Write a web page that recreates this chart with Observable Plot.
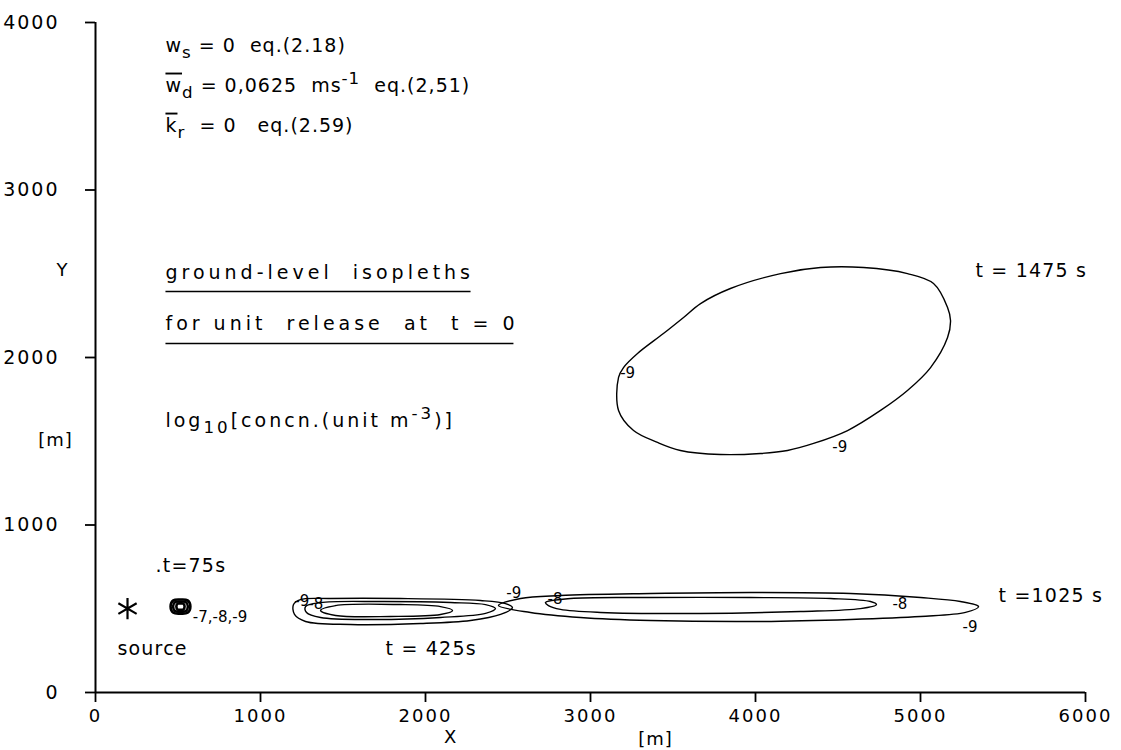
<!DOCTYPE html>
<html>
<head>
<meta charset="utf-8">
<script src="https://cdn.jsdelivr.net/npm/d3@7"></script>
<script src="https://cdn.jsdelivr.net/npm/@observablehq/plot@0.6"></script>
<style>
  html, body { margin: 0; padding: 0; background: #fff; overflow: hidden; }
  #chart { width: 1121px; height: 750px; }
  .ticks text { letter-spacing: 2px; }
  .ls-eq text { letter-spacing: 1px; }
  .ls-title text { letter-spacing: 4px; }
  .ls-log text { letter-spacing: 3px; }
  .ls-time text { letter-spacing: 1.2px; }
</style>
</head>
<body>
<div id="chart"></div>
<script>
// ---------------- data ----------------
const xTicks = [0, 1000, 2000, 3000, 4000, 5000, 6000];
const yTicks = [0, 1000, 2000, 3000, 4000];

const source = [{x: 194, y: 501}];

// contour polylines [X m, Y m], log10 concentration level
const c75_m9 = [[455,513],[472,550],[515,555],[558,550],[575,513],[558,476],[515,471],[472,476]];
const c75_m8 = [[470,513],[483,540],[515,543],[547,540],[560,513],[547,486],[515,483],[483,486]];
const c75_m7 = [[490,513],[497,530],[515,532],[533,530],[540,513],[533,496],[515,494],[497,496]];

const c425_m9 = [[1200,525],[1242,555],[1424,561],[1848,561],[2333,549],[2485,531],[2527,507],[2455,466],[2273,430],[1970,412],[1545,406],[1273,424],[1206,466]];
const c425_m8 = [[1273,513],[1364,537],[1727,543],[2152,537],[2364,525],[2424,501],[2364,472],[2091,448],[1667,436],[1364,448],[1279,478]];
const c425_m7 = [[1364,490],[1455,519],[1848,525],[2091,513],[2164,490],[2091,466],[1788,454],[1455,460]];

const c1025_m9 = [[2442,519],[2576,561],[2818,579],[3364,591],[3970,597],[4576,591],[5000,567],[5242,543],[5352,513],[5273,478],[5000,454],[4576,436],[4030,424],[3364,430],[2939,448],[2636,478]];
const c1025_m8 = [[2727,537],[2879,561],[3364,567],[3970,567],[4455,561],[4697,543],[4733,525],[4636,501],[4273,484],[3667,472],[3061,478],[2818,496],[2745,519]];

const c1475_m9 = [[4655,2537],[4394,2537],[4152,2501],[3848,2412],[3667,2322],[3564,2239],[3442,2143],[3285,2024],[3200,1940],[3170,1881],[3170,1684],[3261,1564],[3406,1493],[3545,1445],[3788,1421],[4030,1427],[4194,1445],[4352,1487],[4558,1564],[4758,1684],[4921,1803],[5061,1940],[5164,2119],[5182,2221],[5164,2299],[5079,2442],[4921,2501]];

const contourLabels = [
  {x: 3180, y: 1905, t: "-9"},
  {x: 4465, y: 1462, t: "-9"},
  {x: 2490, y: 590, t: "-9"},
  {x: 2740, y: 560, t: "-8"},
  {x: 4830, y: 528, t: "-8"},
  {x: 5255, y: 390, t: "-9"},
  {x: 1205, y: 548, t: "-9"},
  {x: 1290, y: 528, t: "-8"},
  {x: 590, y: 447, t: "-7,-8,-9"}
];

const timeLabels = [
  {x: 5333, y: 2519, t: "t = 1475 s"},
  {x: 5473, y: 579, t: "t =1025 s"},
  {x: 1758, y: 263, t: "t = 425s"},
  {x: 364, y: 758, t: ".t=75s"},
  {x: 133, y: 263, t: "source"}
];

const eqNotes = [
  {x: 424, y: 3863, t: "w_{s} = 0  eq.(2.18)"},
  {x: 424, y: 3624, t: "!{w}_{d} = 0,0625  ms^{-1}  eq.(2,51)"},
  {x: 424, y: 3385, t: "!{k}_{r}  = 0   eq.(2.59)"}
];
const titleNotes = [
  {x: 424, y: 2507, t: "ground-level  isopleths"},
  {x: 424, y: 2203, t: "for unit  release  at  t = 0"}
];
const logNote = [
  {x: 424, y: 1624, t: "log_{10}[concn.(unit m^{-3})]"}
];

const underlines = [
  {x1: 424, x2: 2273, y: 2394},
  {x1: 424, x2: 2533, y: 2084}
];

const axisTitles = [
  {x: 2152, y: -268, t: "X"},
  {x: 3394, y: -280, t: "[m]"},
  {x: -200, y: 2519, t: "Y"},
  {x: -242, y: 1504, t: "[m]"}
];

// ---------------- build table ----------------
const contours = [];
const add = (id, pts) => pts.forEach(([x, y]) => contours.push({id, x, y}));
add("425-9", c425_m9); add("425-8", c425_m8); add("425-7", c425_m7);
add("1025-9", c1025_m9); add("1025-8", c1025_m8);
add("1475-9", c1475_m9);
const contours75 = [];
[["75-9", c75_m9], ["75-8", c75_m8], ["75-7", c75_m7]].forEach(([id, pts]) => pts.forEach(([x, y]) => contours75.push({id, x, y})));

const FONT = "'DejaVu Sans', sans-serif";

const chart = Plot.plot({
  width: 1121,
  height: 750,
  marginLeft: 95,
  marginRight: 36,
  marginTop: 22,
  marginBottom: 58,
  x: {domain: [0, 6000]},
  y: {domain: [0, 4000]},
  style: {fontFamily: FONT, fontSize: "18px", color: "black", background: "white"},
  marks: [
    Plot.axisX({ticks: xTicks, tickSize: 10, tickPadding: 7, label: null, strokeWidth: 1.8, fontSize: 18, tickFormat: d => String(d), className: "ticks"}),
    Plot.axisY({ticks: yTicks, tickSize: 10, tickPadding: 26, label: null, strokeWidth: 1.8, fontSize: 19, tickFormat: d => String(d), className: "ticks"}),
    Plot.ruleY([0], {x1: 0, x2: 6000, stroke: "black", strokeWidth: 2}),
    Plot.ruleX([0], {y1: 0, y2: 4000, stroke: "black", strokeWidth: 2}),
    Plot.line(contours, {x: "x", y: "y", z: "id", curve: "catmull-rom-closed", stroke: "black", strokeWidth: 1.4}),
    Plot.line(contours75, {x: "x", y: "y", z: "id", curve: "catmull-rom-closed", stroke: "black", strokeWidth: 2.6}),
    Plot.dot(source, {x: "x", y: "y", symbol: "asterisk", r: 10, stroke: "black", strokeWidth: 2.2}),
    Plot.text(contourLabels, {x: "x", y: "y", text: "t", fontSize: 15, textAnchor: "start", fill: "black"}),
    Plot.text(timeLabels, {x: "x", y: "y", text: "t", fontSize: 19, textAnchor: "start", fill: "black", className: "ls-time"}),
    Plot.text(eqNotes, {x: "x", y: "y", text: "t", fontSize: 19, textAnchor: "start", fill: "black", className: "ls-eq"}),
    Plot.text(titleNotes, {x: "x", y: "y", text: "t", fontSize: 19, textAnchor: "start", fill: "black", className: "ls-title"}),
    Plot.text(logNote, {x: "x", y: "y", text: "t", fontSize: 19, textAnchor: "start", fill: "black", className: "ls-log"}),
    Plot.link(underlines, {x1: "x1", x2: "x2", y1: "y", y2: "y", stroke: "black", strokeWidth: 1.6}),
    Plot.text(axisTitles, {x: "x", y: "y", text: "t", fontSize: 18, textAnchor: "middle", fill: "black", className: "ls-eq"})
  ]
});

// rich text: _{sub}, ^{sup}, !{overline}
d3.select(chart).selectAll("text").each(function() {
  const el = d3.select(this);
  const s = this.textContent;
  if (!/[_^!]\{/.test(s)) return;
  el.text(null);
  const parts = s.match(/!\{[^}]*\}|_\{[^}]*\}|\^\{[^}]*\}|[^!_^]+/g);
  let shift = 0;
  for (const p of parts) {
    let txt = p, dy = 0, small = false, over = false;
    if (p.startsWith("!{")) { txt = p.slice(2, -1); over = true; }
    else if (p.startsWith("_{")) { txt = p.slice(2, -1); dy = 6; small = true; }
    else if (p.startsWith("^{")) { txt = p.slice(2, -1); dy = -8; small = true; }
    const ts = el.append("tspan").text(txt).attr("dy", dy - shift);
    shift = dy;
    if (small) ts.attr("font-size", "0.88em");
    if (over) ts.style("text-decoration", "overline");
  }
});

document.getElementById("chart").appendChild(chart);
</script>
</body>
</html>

• _WHAT TO WORK ON_
Where a line above contains the word "chart", copy that line.

• _ANSWER TO THE PROBLEM_
Write a web page that recreates this chart with Observable Plot.
  #chart { width: 1121px; height: 750px; }
<div id="chart"></div>
const chart = Plot.plot({
d3.select(chart).selectAll("text").each(function() {
document.getElementById("chart").appendChild(chart);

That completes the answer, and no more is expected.